If we do something like this:

def index
   @posts = Post.where(created_at: 1.day.ago)
   @posts = @posts.map do |post| # Executes the query!
     ...
   end
end

This will execute the query in order to do the map because the map method needs to have the values in order to transform them.

Performance

The argument is similar to finding a record by a non-primary key attribute. By default, a query to retrieve a list of results will need to scan through all of the table. These queries can be improved by having indexes on the filtered attributes.

Joining tables

A common technique used to build more complex queries is to join various tables together through their associations. This allows filtering a table by an attribute of an associated table, order by that attribute, etc.

To join tables we use the joins method. Example:

Post.joins(:author)

We can use attributes from the joined table to filter the query or order it. Examples:

Post.joins(:author).where(authors: { gender: :female })
Post.joins(:author).order(birth_date: :desc)

Note that inside the where and order clauses we use authors (plural). This is because we need to specify the name of the table instead of the association.

This is also relevant when using custom association names in which the name of the association is different from the name of the table.

An example:

class User; end
class Post
   belongs_to :author, class_name: 'User'

   scope :from_female_authors ->() { joins(:author).where(users: { gender: :female })
end

Joins can traverse as many tables as we want by nesting hashes inside hashes.

For example:

Post.joins(author: { address: :city }).where(cities: { country: 'ES' }) # Post -> Author -> Address -> City

Often, though, these queries can be simplified why using has_many through: associations in the model which end up producing the same queries.
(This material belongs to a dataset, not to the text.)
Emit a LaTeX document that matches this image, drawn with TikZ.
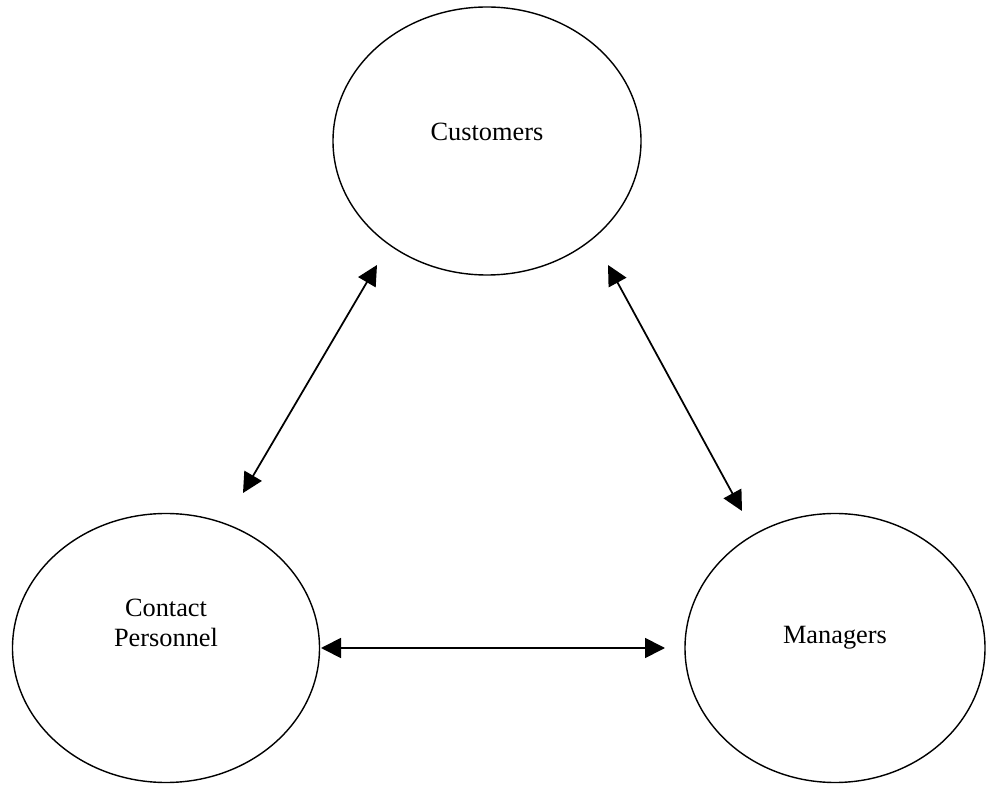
\documentclass[tikz,border=0pt]{standalone}
\usepackage{fontspec}
\setmainfont{Liberation Serif}
\usetikzlibrary{shapes.geometric,arrows.meta}
\begin{document}
\begin{tikzpicture}[x=0.02cm,y=-0.02cm,line join=round,font=\fontsize{15pt}{17pt}\selectfont,
	blob/.style={draw,ellipse,line width=0.8pt,inner sep=0pt},
	link/.style={{Triangle[length=0.4cm,width=0.4cm]}-{Triangle[length=0.4cm,width=0.4cm]},line width=1pt}]
	\useasboundingbox (0,0) rectangle (987,786);
	% the three groups
	\node[blob,minimum width=308*0.02cm,minimum height=268*0.02cm,label={[yshift=0.18cm]center:Customers}] (cust) at (487,141) {};
	\node[blob,minimum width=307*0.02cm,minimum height=269*0.02cm,label={[yshift=0.5cm,align=center]center:Contact\\Personnel}] (staff) at (166,648) {};
	\node[blob,minimum width=300*0.02cm,minimum height=269*0.02cm,label={[yshift=0.2cm]center:Managers}] (mgr) at (835,648) {};
	% arrow ends
	\coordinate (custL) at (377,265);
	\coordinate (custR) at (608,265);
	\coordinate (staffT) at (243,493);
	\coordinate (mgrT) at (742,511);
	\coordinate (staffR) at (321,648);
	\coordinate (mgrL) at (665,648);
	\draw[link] (custL) -- (staffT);
	\draw[link] (custR) -- (mgrT);
	\draw[link] (staffR) -- (mgrL);
\end{tikzpicture}
\end{document}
How joining works at the database level

At a high level a join between table A and table B works like this:

  1. It creates a new virtual table combining all the columns of table A and all the columns of table B.
  2. For every record in table A, it takes all the records in table B that match the ON criteria. By default, this matches the primary key of table B with the association foreign key in table A. For each matched record in B, it adds a new row to the virtual table with the values of the record in A and the values of the record in B.
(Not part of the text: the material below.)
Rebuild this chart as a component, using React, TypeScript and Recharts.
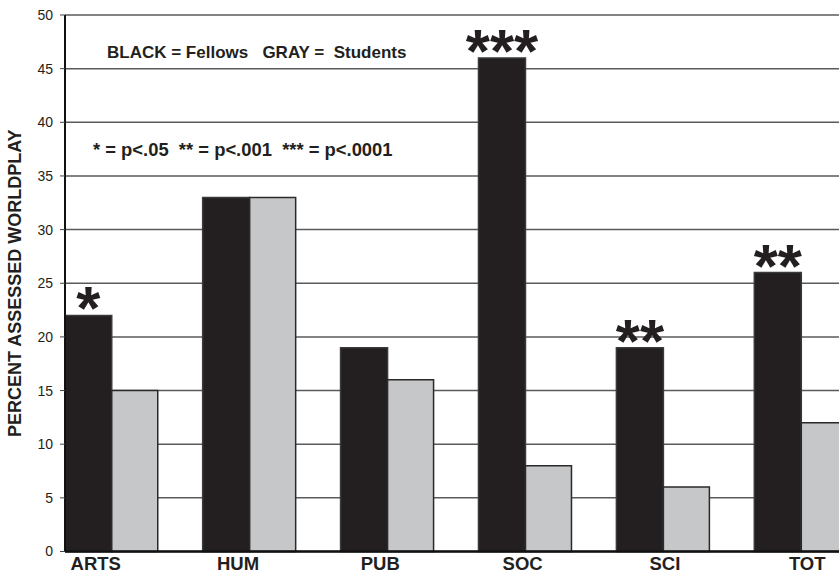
import { BarChart, Bar, XAxis, YAxis, CartesianGrid, LabelList } from "recharts";

const categories = ["ARTS", "HUM", "PUB", "SOC", "SCI", "TOT"];
const fellows = [22, 33, 19, 46, 19, 26];
const students = [15, 33, 16, 8, 6, 12];
const significance = ["*", "", "", "***", "**", "**"];
const yTicks = [0, 5, 10, 15, 20, 25, 30, 35, 40, 45, 50];

const FONT = '"Liberation Sans", Arial, Helvetica, sans-serif';
const BLACK = "#231f20";
const GRAY = "#c6c7c9";

const data = categories.map((name, i) => ({
  pos: i,
  name,
  fellows: fellows[i],
  students: students[i],
}));

function CategoryTick(props: any) {
  const { x, y, payload, index } = props;
  // labels drift slightly right of the bar groups in the original
  const dx = -16 + 4.4 * index;
  return (
    <text x={x + dx} y={y} dy={18} textAnchor="middle" fontFamily={FONT} fontWeight="bold" fontSize={18.5} fill="#231f20">
      {categories[payload.value]}
    </text>
  );
}

function StarLabel(props: any) {
  const { x, y, width, index } = props;
  const s = significance[index];
  if (!s) return null;
  return (
    <text x={x + width / 2} y={y + 14} textAnchor="middle" fontFamily={FONT} fontWeight="bold" fontSize={62} fill="#231f20">
      {s}
    </text>
  );
}

export default function App() {
  return (
    <div style={{ position: "absolute", left: 0, top: 0, width: 839, height: 573, overflow: "hidden", background: "#fff" }}>
      <BarChart width={880} height={573} data={data} margin={{ top: 15, right: 0, bottom: 0, left: 0 }} barGap={0}>
        <CartesianGrid vertical={false} stroke="#5a5a5a" strokeWidth={1.5} />
        <XAxis
          dataKey="pos"
          type="number"
          domain={[-0.3387, 5.571]}
          ticks={[0, 1, 2, 3, 4, 5]}
          interval={0}
          allowDataOverflow
          height={21.5}
          tickSize={0}
          tickMargin={0}
          tickLine={false}
          axisLine={{ stroke: "#111", strokeWidth: 2.5 }}
          tick={<CategoryTick />}
        />
        <YAxis
          type="number"
          domain={[0, 50]}
          ticks={yTicks}
          interval={0}
          width={65}
          tickSize={5}
          tickMargin={7}
          axisLine={{ stroke: "#111", strokeWidth: 2 }}
          tickLine={{ stroke: "#444" }}
          tick={{ fontFamily: FONT, fontSize: 14, fill: "#231f20" }}
          label={{
            value: "PERCENT ASSESSED WORLDPLAY",
            angle: -90,
            position: "insideLeft",
            offset: 0,
            style: { fontFamily: FONT, fontWeight: "bold", fontSize: 18, fill: "#231f20", textAnchor: "middle" },
            dx: 15,
            dy: 0,
          }}
        />
        <Bar dataKey="fellows" barSize={47} fill={BLACK} stroke="#3a3a3a" strokeWidth={1.5} isAnimationActive={false}>
          <LabelList dataKey="fellows" content={<StarLabel />} />
        </Bar>
        <Bar dataKey="students" barSize={46} fill={GRAY} stroke="#2a2a2a" strokeWidth={1.5} isAnimationActive={false} />
      </BarChart>
      <svg width={839} height={573} style={{ position: "absolute", left: 0, top: 0, pointerEvents: "none" }}>
        <text x={107} y={58} fontFamily={FONT} fontWeight="bold" fontSize={17} fill="#231f20" style={{ whiteSpace: "pre" }}>
          {"BLACK = Fellows   GRAY =  Students"}
        </text>
        <text x={93} y={156} fontFamily={FONT} fontWeight="bold" fontSize={18.4} fill="#231f20" style={{ whiteSpace: "pre" }}>
          {"* = p<.05  ** = p<.001  *** = p<.0001"}
        </text>
      </svg>
    </div>
  );
}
It's much easier to see with an example:

Say we have the Post table with the title and author_id columns, and the Author table with the name and gender columns.

Posts has the following data:

id|title      |author_id
1 |Hello World|1
2 |Bye World  |2
3 |Ruby World |2

Authors has the following data:

id|name  |gender
1 |Rocky |male
2 |Adrian|female

Running Post.joins(:author).where(authors: { gender: :female } will produce the following SQL:

SELECT * FROM posts INNER JOIN authors ON posts.author_id = authors.id WHERE authors.gender = 'female'

Which will create the following virtual relation as a result:

posts.id|posts.title|posts.author_id|authors.id|authors.name|authors.gender
2       |Bye World  |2              |2         |Adrian      |female
3       |Ruby World |2              |2         |Adrian      |female

Another example: Author.joins(:posts) will produce:

SELECT * FROM authors INNER JOIN posts ON authors.id = posts.author_id

Which will create the following virtual relation as a result:

authors.id|authors.name|authors.gender|posts.id|posts.title|posts.author_id
1         |Rocky       |male          |1       |Hello World|1
2         |Adrian      |female        |2       |Bye World  |2              
2         |Adrian      |female        |3       |Ruby World  |2              

Handling repeated values

A common pitfall when working with joins is forgetting to call distinct to remove duplicate values.
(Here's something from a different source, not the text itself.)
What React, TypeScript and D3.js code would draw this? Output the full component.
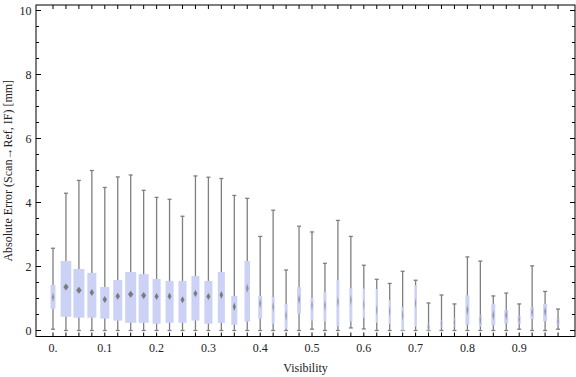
import React from "react";
import * as d3 from "d3";

const visibility = [0, 0.025, 0.05, 0.075, 0.1, 0.125, 0.15, 0.175, 0.2, 0.225, 0.25, 0.275, 0.3, 0.325, 0.35, 0.375, 0.4, 0.425, 0.45, 0.475, 0.5, 0.525, 0.55, 0.575, 0.6, 0.625, 0.65, 0.675, 0.7, 0.725, 0.75, 0.775, 0.8, 0.825, 0.85, 0.875, 0.9, 0.925, 0.95, 0.975];
const whiskerHigh = [2.57, 4.29, 4.69, 5.0, 4.47, 4.8, 4.86, 4.38, 4.16, 4.1, 3.57, 4.83, 4.79, 4.75, 4.22, 4.13, 2.94, 3.76, 1.89, 3.26, 3.08, 2.1, 3.44, 2.94, 2.04, 1.6, 1.47, 1.85, 1.57, 0.86, 1.11, 0.83, 2.3, 2.17, 1.08, 1.17, 0.83, 2.02, 1.22, 0.67];
const quartile3 = [1.42, 2.17, 1.92, 1.8, 1.36, 1.58, 1.83, 1.76, 1.61, 1.55, 1.55, 1.7, 1.55, 1.83, 1.08, 2.17, 1.08, 1.05, 0.83, 1.36, 1.02, 1.2, 1.58, 1.32, 1.31, 1.3, 0.95, 0.73, 1.41, 0.22, 0.33, 0.39, 1.1, 0.48, 0.83, 0.64, 0.47, 0.73, 0.83, 0.38];
const medians = [1.04, 1.36, 1.26, 1.19, 0.97, 1.07, 1.13, 1.09, 1.06, 1.07, 0.96, 1.16, 1.06, 1.11, 0.74, 1.32, 0.84, 0.74, 0.47, 0.97, 0.78, 0.78, 0.9, 0.95, 0.8, 0.64, 0.59, 0.48, 0.85, 0.1, 0.22, 0.24, 0.64, 0.33, 0.48, 0.48, 0.35, 0.58, 0.59, 0.28];
const quartile1 = [0.68, 0.43, 0.4, 0.4, 0.37, 0.31, 0.24, 0.24, 0.21, 0.24, 0.24, 0.31, 0.21, 0.24, 0.18, 0.28, 0.37, 0.21, 0.06, 0.53, 0.31, 0.28, 0.14, 0.28, 0.4, 0.24, 0.2, 0.0, 0.12, 0.0, 0.1, 0.12, 0.18, 0.13, 0.16, 0.22, 0.2, 0.36, 0.29, 0.16];
const whiskerLow = [0.04, 0, 0, 0, 0, 0, 0, 0, 0, 0, 0, 0, 0, 0, 0, 0, 0, 0, 0, 0, 0.04, 0, 0, 0.08, 0.05, 0, 0, 0, 0, 0, 0, 0, 0, 0, 0, 0, 0.04, 0, 0, 0.04];
// relative sample weight (drives box width)
const boxWeight = [0.45, 0.97, 1.0, 0.82, 0.82, 0.82, 1.0, 0.91, 0.73, 0.73, 0.73, 0.73, 0.73, 0.64, 0.55, 0.5, 0.36, 0.27, 0.27, 0.36, 0.27, 0.27, 0.27, 0.27, 0.2, 0.2, 0.2, 0.23, 0.2, 0.25, 0.2, 0.2, 0.36, 0.27, 0.36, 0.36, 0.27, 0.32, 0.36, 0.27];

const yTickLabels = ["0", "2", "4", "6", "8", "10"];
const xTickLabels = ["0.", "0.1", "0.2", "0.3", "0.4", "0.5", "0.6", "0.7", "0.8", "0.9"];

const W = 576, H = 377;
const frame = { left: 36, right: 575, top: 5, bottom: 336.5 };

export default function App() {
  const x = d3.scaleLinear().domain([0, 1]).range([53, 571]);
  const y = d3.scaleLinear().domain([0, 10]).range([330.5, 10.5]);
  const wScale = d3.scaleLinear().domain([0, 1]).range([0, 11]);
  const font = "'Liberation Serif', 'Times New Roman', serif";
  const yMinor = d3.range(0, 10.01, 0.5);

  return (
    <svg width={W} height={H} style={{ position: "absolute", left: 0, top: 0, background: "#fff" }}>
      {/* boxes */}
      {visibility.map((v, i) => {
        const cx = x(v);
        const bw = wScale(boxWeight[i]);
        const dw = Math.min(bw * 0.5, 5.5);
        const dh = bw >= 8 ? 7 : 7 + (8 - bw) * 0.8;
        const my = y(medians[i]);
        return (
          <g key={i}>
            <line x1={cx} x2={cx} y1={y(whiskerHigh[i])} y2={y(whiskerLow[i])} stroke="#7f7f7f" strokeWidth={1.3} />
            <line x1={cx - 2} x2={cx + 2} y1={y(whiskerHigh[i])} y2={y(whiskerHigh[i])} stroke="#7f7f7f" strokeWidth={1.3} />
            <line x1={cx - 2} x2={cx + 2} y1={y(whiskerLow[i])} y2={y(whiskerLow[i])} stroke="#7f7f7f" strokeWidth={1.3} />
            <rect x={cx - bw / 2} width={bw} y={y(quartile3[i])} height={y(quartile1[i]) - y(quartile3[i])} fill="#cbd2f5" />
            <path
              d={`M${cx},${my - dh / 2} L${cx + dw / 2},${my} L${cx},${my + dh / 2} L${cx - dw / 2},${my} Z`}
              fill="#767676"
              opacity={bw >= 6 ? 0.95 : 0.65}
            />
          </g>
        );
      })}

      {/* frame */}
      <rect x={frame.left} y={frame.top} width={frame.right - frame.left} height={frame.bottom - frame.top} fill="none" stroke="#000" strokeWidth={1} />

      {/* y ticks */}
      {yMinor.map((t, i) => {
        const major = Math.abs(t % 2) < 1e-6;
        const len = major ? 5 : 3;
        return (
          <g key={"yt" + i}>
            <line x1={frame.left} x2={frame.left + len} y1={y(t)} y2={y(t)} stroke="#000" strokeWidth={1} />
            <line x1={frame.right} x2={frame.right - len} y1={y(t)} y2={y(t)} stroke="#000" strokeWidth={1} />
          </g>
        );
      })}
      {yTickLabels.map((lab) => (
        <text key={"yl" + lab} x={31.5} y={y(+lab)} dy="0.35em" textAnchor="end" fontFamily={font} fontSize={12} fill="#222">
          {lab}
        </text>
      ))}

      {/* x ticks */}
      {visibility.map((v, i) => (
        <g key={"xt" + i}>
          <line x1={x(v)} x2={x(v)} y1={frame.bottom} y2={frame.bottom - 4} stroke="#000" strokeWidth={1} />
          <line x1={x(v)} x2={x(v)} y1={frame.top} y2={frame.top + 4} stroke="#000" strokeWidth={1} />
        </g>
      ))}
      {xTickLabels.map((lab, i) => (
        <text key={"xl" + i} x={x(i * 0.1)} y={352} textAnchor="middle" fontFamily={font} fontSize={12} fill="#222">
          {lab}
        </text>
      ))}

      {/* axis labels */}
      <text x={(frame.left + frame.right) / 2} y={372} textAnchor="middle" fontFamily={font} fontSize={12} fill="#222">
        Visibility
      </text>
      <text
        transform={`translate(11.5, ${(frame.top + frame.bottom) / 2}) rotate(-90)`}
        textAnchor="middle"
        fontFamily={font}
        fontSize={12}
        fill="#222"
      >
        Absolute Error (Scan→Ref, IF) [mm]
      </text>
    </svg>
  );
}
Continuing with the example above, suppose we want to get all authors that have posts in the ruby category. We can write this query: Author.joins(:posts).where(posts: { category: :ruby }).

However, if we iterate on the results of this query we will find that authors are duplicated when the author has more than one post in the ruby category. Specifically, every author will appear N times, where N is the number of ruby posts of the author.

To remove duplicates we need to call distinct. Example: Author.joins(:posts).where(posts: { category: :ruby }).distinct

Note that this only happens when joining on a has_many association, because for belongs_to and has_one there is always only one (at most) matching record in the joined table.

Avoiding N+1 queries

It is very easy to introduce N+1 queries when listing records. Example:

@posts = Posts.published.limit(50)
@posts.each do |post|
  puts post.author.name
end

This will run a query to get all the posts from the database and then, for each post, it will run another query to load the author from the database, for a total of 51 queries.

We can usually use includes to avoid the problem. Following the example we could fix the problem by changing the query to @posts = Posts.published.includes(:author).limit(50).

Doing it this way, Rails will only run 2 queries: one to get all the posts and one to get all the authors (by combining the author_id of each post in a single query).

Complex N+1 queries

There are times where is not as easy as adding an includes, for example when adding conditions to the associated models. Example:

@authors = Author.all.limit(50)
@authors.each do |author|
  post = @author.posts.published.first
  post.title
end

In this example, we want to only load published posts for each author, instead of all posts. In order to remove the N+1 query in this scenario we can define a different association in the model with a scope, like this:

class Author < ApplicationRecord
  has_many :published_posts, -> { published }, class_name: 'Post', inverse_of: :author
end

And now we can use includes as normal with this association:

@authors = Author.includes(:published_posts).limit(50)
@authors.each do |author|
  post = @author.published_posts.first
  post.title
end

Note that in the loop we need to use @author.published_posts. If we use @author.posts.published it will still trigger the N+1 queries, because Active Record will treat it as a different set of records (Active Record does not know that published_posts is the same as posts.published).

Aggregation functions

We need to be careful when running queries that include aggregation functions because these are very hard (often impossible) to optimise by the database engine and often require a full scan of the table.

Running an aggregation function, especially a count, on a big table can have a considerable negative impact on the performance of an application.

When running aggregation queries it should always be by adding conditions that limit the scope of the results, so the full scan only needs to be done from the returned results.

Protip: Use size instead of count unless you are doing a direct count on a table. Using count always triggers a query while using size is able to use the cached values of a previous query. Example: Post.published.size instead of Post.published.count.